On 17 October 2018, during the inaugural Members Week of the Royal Statistical Society (RSS), the RSS Merseyside Local Group hosted an event on Machine Learning. There were around 42 individuals in attendance, just over a third of whom were RSS members. Attendees were from range of institutes including Lancaster University, Liverpool Cancer Trials Unit, HMRC, the Health and Safety Executive, the Government Statistical Service, and a range of departments across the University of Liverpool (including Biostatistics, Mathematics, Chemistry, Eye and Vision and Pharmacology). The event attracted staff, and both post graduate and undergraduate students from the University of Liverpool.
The event started with a presentation from Professor Chris Williams of the University of Edinburgh. He began by defining machine learning as the problem of building computer systems that adapt and learn from experience. The roots of machine learning stem from artificial intelligence, neural networks, statistics, statistical pattern recognition and adaptive control theory. Examples of applications of machine learning include categorising documents using the 'bag of words' approach, handwriting recognition for cheques and handwritten envelopes, and robot inverse dynamics (which is calculating torques to help robots move correctly). Other areas defined and discussed included clustering (the discovery of new classes of infrastructures), principal component analysis (such as animating faces), unsupervised learning, and quick medical reference graphical models (which provide inference for diseases given symptoms observed in GP surgeries).
Chris went on to discuss the overlap between statistics and machine learning. He defined statistics as focusing on data in terms of models and their interpretability, and testing of hypotheses, whilst machine learning focuses on predictions and analysis of learning algorithms. The talk then concluded with an in depth description on a project involving recognising a 3D scene such as coffee cups standing on a table from a 2D image. Variables including illumination, location of the observer, and types of objects involved were discussed. The deep learning methods and neural network architectures used to analyse such problems were discussed.

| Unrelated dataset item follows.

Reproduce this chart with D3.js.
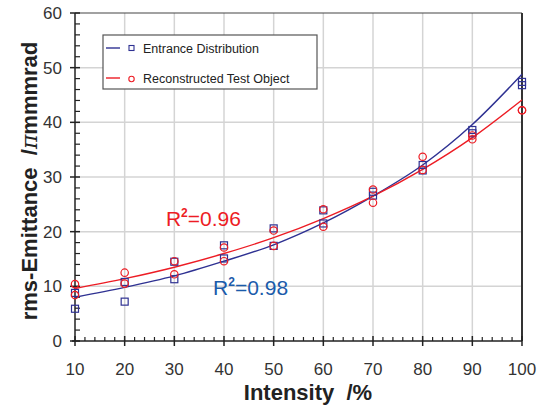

The second presentation was given by Juhi Gupta, a PhD student at the University of Liverpool. The talk involved applying machine learning techniques to preterm birth data. The main aim of the project was to identify biomarkers to predict preterm birth. A random forest was used to analyse transcriptomics data, specifically gene expression levels at 16 and 20 weeks gestation. The data suggested that levels of selenium might be linked to pre-term birth. This was reinforced by performing hierarchical clustering of patient expression profiles derived from the selenium pathway, which produced clear clustering of preterm versus term birth groups. Future planned work is to complete omics data collections for a validation cohort, a planned prediction modelling of integrated multi-omics data, and a pathway analysis of integrated data.
The final speaker was Professor Simon Maskell who gave an overview of the Big Hypothesis project at Liverpool. The presentation began with a definition of Bayesian inference as a tool that allows you to make inferences and support decision making. Applications include detecting flu strains by monitoring GPs, port security, satellites crashing into debris, drug safety, and particle physics. Overall, models are needed that relate existing knowledge to the data, but often non-standard integrals are required – and a tool is needed to calculate this. Traditional Monte Carlo Markov Chain (MCMC) uses single computer sampling, and so in general the method cannot be parallelised and so made faster. A tool is needed to make MCMC faster in general. One option is sequential Monte Carlo (SMC) Sampling, which shows promise to provide a faster option than MCMC that can be parallelised across computer cores. The Big Hypothesis project will integrate the SMC sampler in Stan, with the hope of speeding up models fits that would have taken six months to fit within three minutes.
The next RSS Merseyside Local Group meeting, 'The Hidden Statistician' took place on the 11 December, showcasing the use of statistics in 'unexpected' places.